Portsmouth Sinfonia – the real godfathers of punk?
Adapted by Roger Hartopp from articles featured in the Sunday Times, published May 30 2004, The Daily Telegraph, May 23, 2004, and Wikipedia, 1 October 2015

 

Those people who say that British punk was born during the Sex Pistols' very first gig at St Martin's School of Art in central London on a November night in 1975 may need to think again. For there is a serious case to be made for its birth having been five years earlier in Hampshire.

 

In May 1970, the composer Gavin Bryars, then a lecturer at Portsmouth College of Art, entered a talent competition entitled Opportunity Rocks with a band that he'd quickly, and without any rehearsals, put together for the occasion. Purely as a joke, and planning it as a one-off, he called the group the Portsmouth Sinfonia.


According to Brian Eno, who later that same year became one of the Sinfonia's clarinettists, despite never having played the instrument before: "The philosophy of the orchestra was that anybody could join; there was no basis of skill required."

 

As well as not being able to play the instrument they held in their hands, the only rules were that everyone had to come for rehearsals and that people should try their best to get it right and not intentionally try to play badly. Art student James Lampard was one of around twelve members who were there at the beginning. ''I went out in the morning, bought a saxophone and tried to play it at the first rehearsal that afternoon.'' In their first public performance, that mix of all people of all skills (or lack of them) enthusiastically played its way through the William Tell Overture, and the audience had tears of laughter streaming down their faces. The self-styled "world's worst orchestra" was in business.

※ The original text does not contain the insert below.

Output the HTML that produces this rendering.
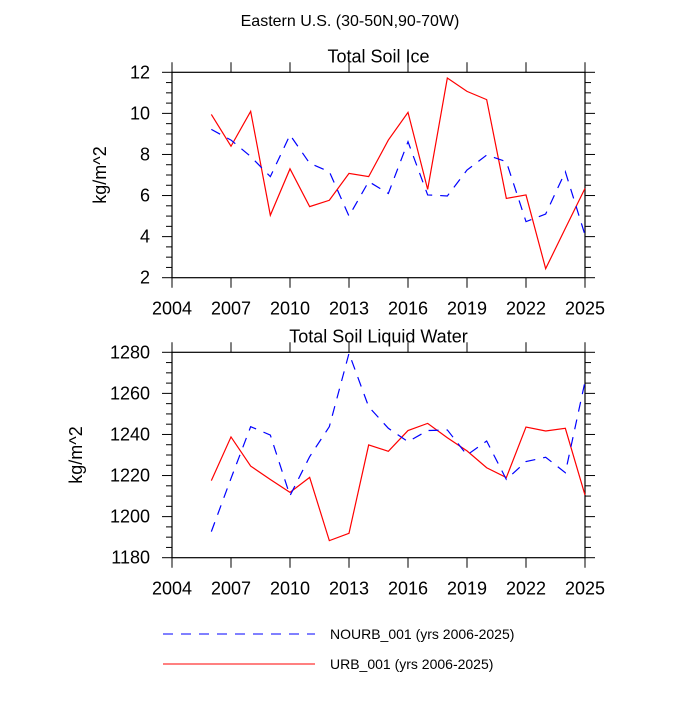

Bryars's roughly organised group of various backgrounds and skills – which, in the course of the next decade, would include the composers Michael Nyman and Simon Fisher Turner, and the record producer Clive Langer – created a phenomenon that came to be seen as half-beauty, half-beast. The albums they released afterwards, and their audacious Albert Hall concert, won them a fan base that mostly saw them as a comic attraction in the English-eccentric tradition of Monty Python. At the same time, they cocked an almighty snook (or a five-fingered salute) at the classical-music establishment, with critics expressing their disapproval or contempt. Does this remind you of the attitude of punk?

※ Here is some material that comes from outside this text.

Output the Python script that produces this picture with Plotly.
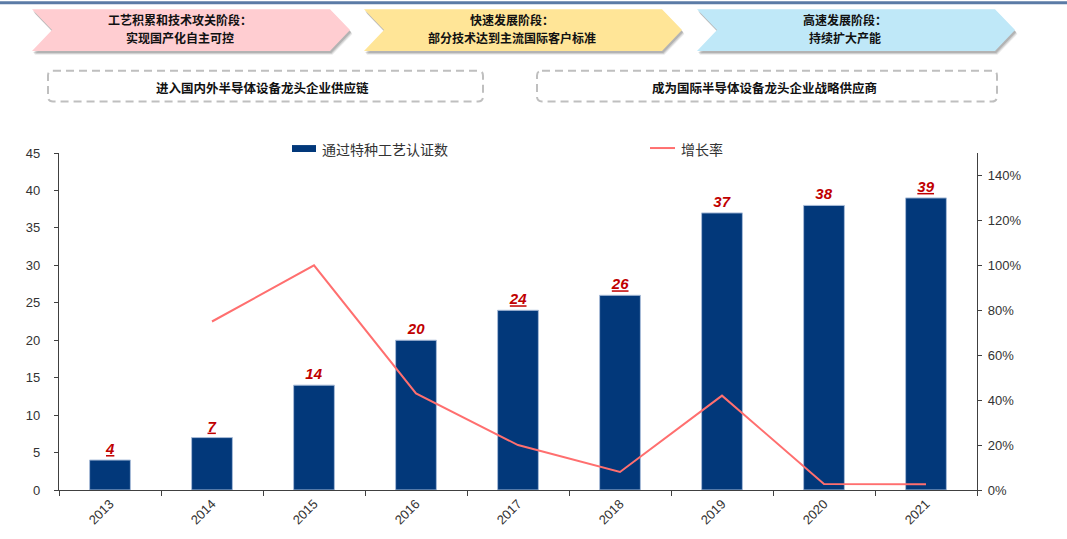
import plotly.graph_objects as go

# ---- data ----
years = ["2013", "2014", "2015", "2016", "2017", "2018", "2019", "2020", "2021"]
cert_counts = [4, 7, 14, 20, 24, 26, 37, 38, 39]
growth_rate = [None, 0.75, 1.00, 0.43, 0.20, 0.08, 0.42, 0.027, 0.026]
label_underlined = [True, True, False, False, True, True, False, False, True]

stage_titles = ["工艺积累和技术攻关阶段：", "快速发展阶段：", "高速发展阶段："]
stage_subtitles = ["实现国产化自主可控", "部分技术达到主流国际客户标准", "持续扩大产能"]
stage_colors = ["#FFCDD1", "#FFE597", "#BFE8F8"]
milestones = ["进入国内外半导体设备龙头企业供应链", "成为国际半导体设备龙头企业战略供应商"]

bar_name = "通过特种工艺认证数"
line_name = "增长率"

# ---- layout geometry (pixels) ----
W, H = 1067, 539
L, R, T, B = 59, 977, 153, 493


def px(x):
    return (x - L) / (R - L)


def py(y):
    return (B - y) / (B - T)


def poly(points):
    return "M " + " L ".join(f"{px(x)},{py(y)}" for x, y in points) + " Z"


fig = go.Figure()

fig.add_trace(go.Bar(
    x=years, y=cert_counts, name=bar_name, width=0.4,
    marker=dict(color="#02387A", line=dict(color="#A9BCD8", width=1)),
    text=[str(v) for v in cert_counts], texttemplate="%{text}",
    textposition="outside", cliponaxis=False,
    textfont=dict(family="Liberation Sans, Arial", size=15, color="#C00000",
                  weight="bold", style="italic",
                  lineposition=["under" if u else "none" for u in label_underlined]),
    showlegend=False, yaxis="y",
))
fig.add_trace(go.Scatter(
    x=years, y=growth_rate, name=line_name, mode="lines",
    line=dict(color="#FF6F6F", width=2), connectgaps=False,
    showlegend=False, yaxis="y2",
))

shapes = []
annotations = []

# top rule
shapes.append(dict(type="rect", xref="paper", yref="paper",
                   x0=px(0), x1=px(W), y0=py(3), y1=py(0),
                   fillcolor="#5B7BA6", line=dict(width=0), layer="above"))

cjk_bold = dict(family="Noto Sans CJK SC", size=12, color="#111", weight="bold")
box_font = dict(family="Noto Sans CJK SC", size=12.5, color="#111", weight="bold")

# stage chevrons
chev_left = [32, 364, 697]
chev_w = 318
notch = 20
top_y, bot_y = 8, 50
mid_y = (top_y + bot_y) / 2
for i, x0 in enumerate(chev_left):
    x1 = x0 + chev_w
    pts = [(x0, top_y), (x1 - notch, top_y), (x1, mid_y), (x1 - notch, bot_y),
           (x0, bot_y), (x0 + notch, mid_y)]
    for off, op in [(4, 0.10), (3, 0.15), (2, 0.20)]:
        shd = [(x + off * 0.6, y + off) for x, y in pts]
        shapes.append(dict(type="path", xref="paper", yref="paper", path=poly(shd),
                           fillcolor=f"rgba(60,60,60,{op})", line=dict(width=0),
                           layer="above"))
    shapes.append(dict(type="path", xref="paper", yref="paper", path=poly(pts),
                       fillcolor=stage_colors[i], line=dict(width=0), layer="above"))
    cx = (x0 + x1) / 2 - 11
    annotations.append(dict(x=px(cx), y=py(18), xref="paper", yref="paper",
                            xanchor="center", yanchor="middle",
                            text=stage_titles[i], showarrow=False, font=cjk_bold))
    annotations.append(dict(x=px(cx), y=py(36), xref="paper", yref="paper",
                            xanchor="center", yanchor="middle",
                            text=stage_subtitles[i], showarrow=False, font=cjk_bold))

# dashed milestone boxes
boxes = [(48, 483), (537, 997)]
by0, by1 = 70, 101
rr = 5
for (bx0, bx1), txt in zip(boxes, milestones):
    path = (f"M {px(bx0 + rr)},{py(by0)} L {px(bx1 - rr)},{py(by0)} "
            f"Q {px(bx1)},{py(by0)} {px(bx1)},{py(by0 + rr)} "
            f"L {px(bx1)},{py(by1 - rr)} Q {px(bx1)},{py(by1)} {px(bx1 - rr)},{py(by1)} "
            f"L {px(bx0 + rr)},{py(by1)} Q {px(bx0)},{py(by1)} {px(bx0)},{py(by1 - rr)} "
            f"L {px(bx0)},{py(by0 + rr)} Q {px(bx0)},{py(by0)} {px(bx0 + rr)},{py(by0)} Z")
    shapes.append(dict(type="path", xref="paper", yref="paper", path=path,
                       line=dict(color="#BFBFBF", width=2, dash="8px,5px"),
                       fillcolor="rgba(0,0,0,0)", layer="above"))
    annotations.append(dict(x=px((bx0 + bx1) / 2 - 3), y=py(87), xref="paper", yref="paper",
                            xanchor="center", yanchor="middle",
                            text=txt, showarrow=False, font=box_font))

# legend
legend_font = dict(family="Noto Sans CJK SC", size=14, color="#333")
shapes.append(dict(type="rect", xref="paper", yref="paper",
                   x0=px(292), x1=px(316), y0=py(152), y1=py(145),
                   fillcolor="#02387A", line=dict(width=0), layer="above"))
annotations.append(dict(x=px(320), y=py(148.5), xref="paper", yref="paper",
                        xanchor="left", yanchor="middle", text=bar_name,
                        showarrow=False, font=legend_font))
shapes.append(dict(type="line", xref="paper", yref="paper",
                   x0=px(650), x1=px(675), y0=py(148), y1=py(148),
                   line=dict(color="#FF6F6F", width=2), layer="above"))
annotations.append(dict(x=px(679), y=py(148.5), xref="paper", yref="paper",
                        xanchor="left", yanchor="middle", text=line_name,
                        showarrow=False, font=legend_font))

tick_font = dict(family="Liberation Sans, Arial", size=13, color="#333")

fig.update_layout(
    width=W, height=H,
    margin=dict(l=L, r=W - R, t=T, b=H - B, pad=0),
    paper_bgcolor="white", plot_bgcolor="white",
    showlegend=False,
    shapes=shapes,
    annotations=annotations,
    xaxis=dict(
        type="category", showline=True, linecolor="#404040", linewidth=1.3,
        ticks="outside", tickson="boundaries", ticklen=5, tickcolor="#404040",
        tickangle=-45, tickfont=tick_font, showgrid=False, zeroline=False,
        range=[-0.5, len(years) - 0.5],
    ),
    yaxis=dict(
        range=[0, 45], tickvals=list(range(0, 46, 5)), showline=True,
        linecolor="#404040", linewidth=1.3, ticks="outside", ticklen=4,
        tickcolor="#404040", tickfont=tick_font, showgrid=False, zeroline=False,
        ticklabelstandoff=11,
    ),
    yaxis2=dict(
        overlaying="y", side="right", range=[0, 1.5],
        tickvals=[0, 0.2, 0.4, 0.6, 0.8, 1.0, 1.2, 1.4], tickformat=".0%",
        showline=True, linecolor="#404040", linewidth=1.3, ticks="outside",
        ticklen=4, tickcolor="#404040", tickfont=tick_font, showgrid=False,
        zeroline=False, ticklabelstandoff=3,
    ),
)

fig.write_html("out.html")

Despite the obvious comic possibilities, there was a more serious side to this new, exciting project. ''There was an artistic statement in it, a pre-punk philosophy,” says Lampard. “If you want to start an orchestra, then just go ahead and do it. It didn't matter if we could play or not. We were interpreting these classical pieces in a different way.''

 

Western music's traditional adherence to harmony and order may partly explain why the Sinfonia tended to be seen as a bunch of amusing, if mildly irritating, schoolboys. Some of the laughter that welcomed it at the time may have been nervous: it was better to view its butchering of Beethoven as a silly joke that doesn’t upset anyone, and to ignore the feelings of chaos and uncertainty induced by the strangely beautiful, even sinister, noise the orchestra arrived at by chance.

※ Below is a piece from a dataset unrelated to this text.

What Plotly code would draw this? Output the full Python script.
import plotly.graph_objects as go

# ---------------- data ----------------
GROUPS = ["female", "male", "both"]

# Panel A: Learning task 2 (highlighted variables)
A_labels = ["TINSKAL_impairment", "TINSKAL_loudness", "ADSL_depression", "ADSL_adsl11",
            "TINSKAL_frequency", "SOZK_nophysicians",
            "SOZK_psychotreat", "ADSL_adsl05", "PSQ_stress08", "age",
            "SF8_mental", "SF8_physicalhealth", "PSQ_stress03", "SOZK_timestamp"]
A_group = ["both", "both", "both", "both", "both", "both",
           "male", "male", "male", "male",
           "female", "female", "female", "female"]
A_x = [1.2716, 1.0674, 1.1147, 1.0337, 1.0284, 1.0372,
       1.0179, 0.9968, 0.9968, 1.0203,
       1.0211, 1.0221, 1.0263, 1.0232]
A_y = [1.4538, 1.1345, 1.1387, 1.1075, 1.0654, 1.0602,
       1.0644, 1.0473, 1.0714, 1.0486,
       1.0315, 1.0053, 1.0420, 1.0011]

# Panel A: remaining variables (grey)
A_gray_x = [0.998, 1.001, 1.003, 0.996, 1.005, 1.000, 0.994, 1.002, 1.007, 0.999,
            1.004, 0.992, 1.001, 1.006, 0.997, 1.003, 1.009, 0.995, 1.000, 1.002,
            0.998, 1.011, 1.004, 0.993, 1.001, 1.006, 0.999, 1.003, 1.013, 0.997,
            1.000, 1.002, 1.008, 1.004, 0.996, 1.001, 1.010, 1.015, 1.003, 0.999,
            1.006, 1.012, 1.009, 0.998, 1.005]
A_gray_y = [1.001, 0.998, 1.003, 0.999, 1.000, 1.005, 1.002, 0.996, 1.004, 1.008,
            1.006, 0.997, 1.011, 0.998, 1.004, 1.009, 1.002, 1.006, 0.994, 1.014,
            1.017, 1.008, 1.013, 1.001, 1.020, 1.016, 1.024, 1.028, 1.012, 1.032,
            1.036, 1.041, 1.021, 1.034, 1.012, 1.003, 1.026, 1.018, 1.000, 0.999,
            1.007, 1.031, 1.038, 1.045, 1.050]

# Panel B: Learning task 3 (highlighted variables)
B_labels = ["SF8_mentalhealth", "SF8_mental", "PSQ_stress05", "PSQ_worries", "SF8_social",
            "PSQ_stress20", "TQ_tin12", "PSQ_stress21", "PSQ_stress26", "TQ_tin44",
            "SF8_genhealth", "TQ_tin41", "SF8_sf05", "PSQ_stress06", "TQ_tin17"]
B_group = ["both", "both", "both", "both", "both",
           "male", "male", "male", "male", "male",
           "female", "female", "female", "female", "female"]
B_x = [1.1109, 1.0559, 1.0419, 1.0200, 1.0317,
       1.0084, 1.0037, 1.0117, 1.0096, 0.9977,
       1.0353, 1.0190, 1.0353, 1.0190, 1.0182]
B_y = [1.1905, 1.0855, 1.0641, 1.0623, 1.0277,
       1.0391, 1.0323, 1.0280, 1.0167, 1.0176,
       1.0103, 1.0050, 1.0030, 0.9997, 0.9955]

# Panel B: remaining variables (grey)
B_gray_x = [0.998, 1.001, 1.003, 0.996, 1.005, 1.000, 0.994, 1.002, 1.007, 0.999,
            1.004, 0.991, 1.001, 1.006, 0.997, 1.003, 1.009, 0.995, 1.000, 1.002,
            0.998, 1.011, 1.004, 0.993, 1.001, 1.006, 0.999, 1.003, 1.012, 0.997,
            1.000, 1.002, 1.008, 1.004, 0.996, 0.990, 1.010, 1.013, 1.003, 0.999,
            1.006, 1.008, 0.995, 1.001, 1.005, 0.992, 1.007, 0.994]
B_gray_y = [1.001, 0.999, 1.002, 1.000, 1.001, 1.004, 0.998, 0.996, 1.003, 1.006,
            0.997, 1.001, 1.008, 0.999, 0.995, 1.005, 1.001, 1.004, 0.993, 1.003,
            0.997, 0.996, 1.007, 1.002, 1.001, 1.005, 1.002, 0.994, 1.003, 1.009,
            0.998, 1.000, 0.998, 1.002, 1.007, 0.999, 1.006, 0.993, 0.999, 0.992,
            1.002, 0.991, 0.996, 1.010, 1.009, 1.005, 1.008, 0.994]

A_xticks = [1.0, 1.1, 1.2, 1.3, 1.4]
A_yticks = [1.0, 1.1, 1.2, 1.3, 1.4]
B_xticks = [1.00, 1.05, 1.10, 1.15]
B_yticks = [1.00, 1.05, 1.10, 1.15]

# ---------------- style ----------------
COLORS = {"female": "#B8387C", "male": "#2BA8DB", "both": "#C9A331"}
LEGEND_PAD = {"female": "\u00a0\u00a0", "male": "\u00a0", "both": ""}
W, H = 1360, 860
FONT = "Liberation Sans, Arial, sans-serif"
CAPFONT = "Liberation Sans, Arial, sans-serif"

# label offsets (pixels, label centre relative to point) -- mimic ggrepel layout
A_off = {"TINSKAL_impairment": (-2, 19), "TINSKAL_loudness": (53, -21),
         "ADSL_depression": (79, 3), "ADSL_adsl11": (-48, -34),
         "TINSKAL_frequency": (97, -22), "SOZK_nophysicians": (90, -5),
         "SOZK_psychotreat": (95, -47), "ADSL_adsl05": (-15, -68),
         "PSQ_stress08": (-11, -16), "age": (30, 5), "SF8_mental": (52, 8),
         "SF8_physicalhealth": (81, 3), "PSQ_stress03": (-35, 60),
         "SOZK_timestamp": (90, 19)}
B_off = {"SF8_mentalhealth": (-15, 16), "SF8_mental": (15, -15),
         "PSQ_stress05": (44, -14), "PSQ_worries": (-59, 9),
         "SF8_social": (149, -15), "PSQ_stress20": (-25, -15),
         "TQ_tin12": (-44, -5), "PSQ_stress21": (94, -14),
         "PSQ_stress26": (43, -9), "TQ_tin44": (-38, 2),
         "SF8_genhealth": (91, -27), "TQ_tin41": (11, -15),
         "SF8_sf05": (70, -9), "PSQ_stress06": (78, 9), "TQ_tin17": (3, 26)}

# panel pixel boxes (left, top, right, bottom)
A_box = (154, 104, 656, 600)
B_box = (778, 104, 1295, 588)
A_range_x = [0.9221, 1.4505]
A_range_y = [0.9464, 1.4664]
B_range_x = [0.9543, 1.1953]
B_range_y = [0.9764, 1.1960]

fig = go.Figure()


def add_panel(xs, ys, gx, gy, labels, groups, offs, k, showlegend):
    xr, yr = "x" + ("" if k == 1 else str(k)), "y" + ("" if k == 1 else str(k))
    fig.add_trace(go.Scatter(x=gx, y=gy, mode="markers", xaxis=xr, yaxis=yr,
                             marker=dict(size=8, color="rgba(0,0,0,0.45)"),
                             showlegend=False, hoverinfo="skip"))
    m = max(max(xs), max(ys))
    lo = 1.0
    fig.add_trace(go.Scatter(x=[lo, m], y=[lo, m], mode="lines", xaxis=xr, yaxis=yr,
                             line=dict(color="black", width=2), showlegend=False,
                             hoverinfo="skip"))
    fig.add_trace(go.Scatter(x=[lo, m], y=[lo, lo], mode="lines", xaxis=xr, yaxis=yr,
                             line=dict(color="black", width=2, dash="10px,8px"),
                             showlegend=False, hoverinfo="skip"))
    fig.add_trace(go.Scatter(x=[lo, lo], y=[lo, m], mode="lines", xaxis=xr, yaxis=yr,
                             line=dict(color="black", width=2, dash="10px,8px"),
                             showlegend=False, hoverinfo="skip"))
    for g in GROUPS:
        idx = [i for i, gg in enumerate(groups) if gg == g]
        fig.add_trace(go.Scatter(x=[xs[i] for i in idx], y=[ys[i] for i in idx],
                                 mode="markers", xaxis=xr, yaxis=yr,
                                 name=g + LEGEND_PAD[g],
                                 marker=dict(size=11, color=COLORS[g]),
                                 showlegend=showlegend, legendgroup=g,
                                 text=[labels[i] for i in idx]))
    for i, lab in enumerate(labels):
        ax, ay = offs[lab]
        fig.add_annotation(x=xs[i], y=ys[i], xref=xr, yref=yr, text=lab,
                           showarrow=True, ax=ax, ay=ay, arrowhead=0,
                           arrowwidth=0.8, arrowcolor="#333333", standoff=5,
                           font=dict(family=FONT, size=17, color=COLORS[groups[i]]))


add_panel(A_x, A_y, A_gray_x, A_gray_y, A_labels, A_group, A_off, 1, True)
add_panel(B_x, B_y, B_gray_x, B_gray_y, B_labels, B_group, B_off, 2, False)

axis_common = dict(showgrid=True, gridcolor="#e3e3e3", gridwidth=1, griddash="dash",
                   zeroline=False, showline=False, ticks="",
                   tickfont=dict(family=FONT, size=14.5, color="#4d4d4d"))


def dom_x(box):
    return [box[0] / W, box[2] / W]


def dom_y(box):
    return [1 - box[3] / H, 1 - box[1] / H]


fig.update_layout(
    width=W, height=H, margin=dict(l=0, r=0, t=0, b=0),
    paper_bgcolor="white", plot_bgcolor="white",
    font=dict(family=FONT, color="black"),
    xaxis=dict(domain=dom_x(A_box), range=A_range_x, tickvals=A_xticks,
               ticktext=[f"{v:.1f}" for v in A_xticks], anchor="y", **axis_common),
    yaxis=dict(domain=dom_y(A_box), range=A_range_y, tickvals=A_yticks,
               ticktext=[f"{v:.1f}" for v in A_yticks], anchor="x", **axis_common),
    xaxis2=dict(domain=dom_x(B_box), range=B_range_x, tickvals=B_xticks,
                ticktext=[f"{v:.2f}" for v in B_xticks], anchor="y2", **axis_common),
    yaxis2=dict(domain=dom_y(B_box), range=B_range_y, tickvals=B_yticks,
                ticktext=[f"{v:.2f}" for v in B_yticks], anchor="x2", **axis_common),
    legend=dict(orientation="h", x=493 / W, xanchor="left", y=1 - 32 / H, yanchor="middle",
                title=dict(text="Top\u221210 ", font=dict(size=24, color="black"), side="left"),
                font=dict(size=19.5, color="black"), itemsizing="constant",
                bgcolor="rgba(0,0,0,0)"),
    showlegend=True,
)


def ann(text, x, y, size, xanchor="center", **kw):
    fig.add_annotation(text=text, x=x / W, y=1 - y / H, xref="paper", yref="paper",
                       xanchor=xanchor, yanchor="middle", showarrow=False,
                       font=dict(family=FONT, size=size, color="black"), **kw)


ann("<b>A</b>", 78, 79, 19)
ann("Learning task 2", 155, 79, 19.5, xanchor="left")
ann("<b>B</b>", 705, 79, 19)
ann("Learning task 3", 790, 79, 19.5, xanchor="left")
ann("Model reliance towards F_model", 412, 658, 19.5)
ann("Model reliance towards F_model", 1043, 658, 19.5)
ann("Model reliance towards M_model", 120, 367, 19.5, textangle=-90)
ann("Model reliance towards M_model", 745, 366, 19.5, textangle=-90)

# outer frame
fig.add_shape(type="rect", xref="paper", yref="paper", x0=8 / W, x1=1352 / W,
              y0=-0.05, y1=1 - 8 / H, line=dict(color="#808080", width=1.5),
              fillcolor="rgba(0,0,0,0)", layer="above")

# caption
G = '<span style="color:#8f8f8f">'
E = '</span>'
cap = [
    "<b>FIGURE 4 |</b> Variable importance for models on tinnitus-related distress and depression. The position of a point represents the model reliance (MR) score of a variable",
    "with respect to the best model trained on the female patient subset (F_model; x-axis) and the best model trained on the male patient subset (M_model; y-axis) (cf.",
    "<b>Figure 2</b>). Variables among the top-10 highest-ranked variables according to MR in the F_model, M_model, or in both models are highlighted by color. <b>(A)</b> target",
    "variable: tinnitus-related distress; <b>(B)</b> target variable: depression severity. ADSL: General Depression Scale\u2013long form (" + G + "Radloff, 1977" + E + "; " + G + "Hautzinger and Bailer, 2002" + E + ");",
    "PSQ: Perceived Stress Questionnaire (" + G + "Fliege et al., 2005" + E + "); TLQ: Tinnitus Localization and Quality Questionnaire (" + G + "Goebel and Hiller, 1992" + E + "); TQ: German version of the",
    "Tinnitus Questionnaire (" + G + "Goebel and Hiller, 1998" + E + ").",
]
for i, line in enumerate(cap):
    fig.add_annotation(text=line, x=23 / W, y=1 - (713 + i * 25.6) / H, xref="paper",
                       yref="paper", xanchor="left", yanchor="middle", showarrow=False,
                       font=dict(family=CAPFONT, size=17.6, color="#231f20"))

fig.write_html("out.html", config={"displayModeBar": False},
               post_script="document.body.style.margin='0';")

Michael Nyman, who attended a Portsmouth Sinfonia concert in London in the early 1970s, places the orchestra firmly in the avant-garde tradition. "I sat through the first half," he recalls, "and I felt so emotional and entertained and excited by the music that I went up to Gavin in the interval and said, 'Is there a spare instrument? I'd like to join.' They had a spare cello, so suddenly I was playing In the Hall of the Mountain King in the second half."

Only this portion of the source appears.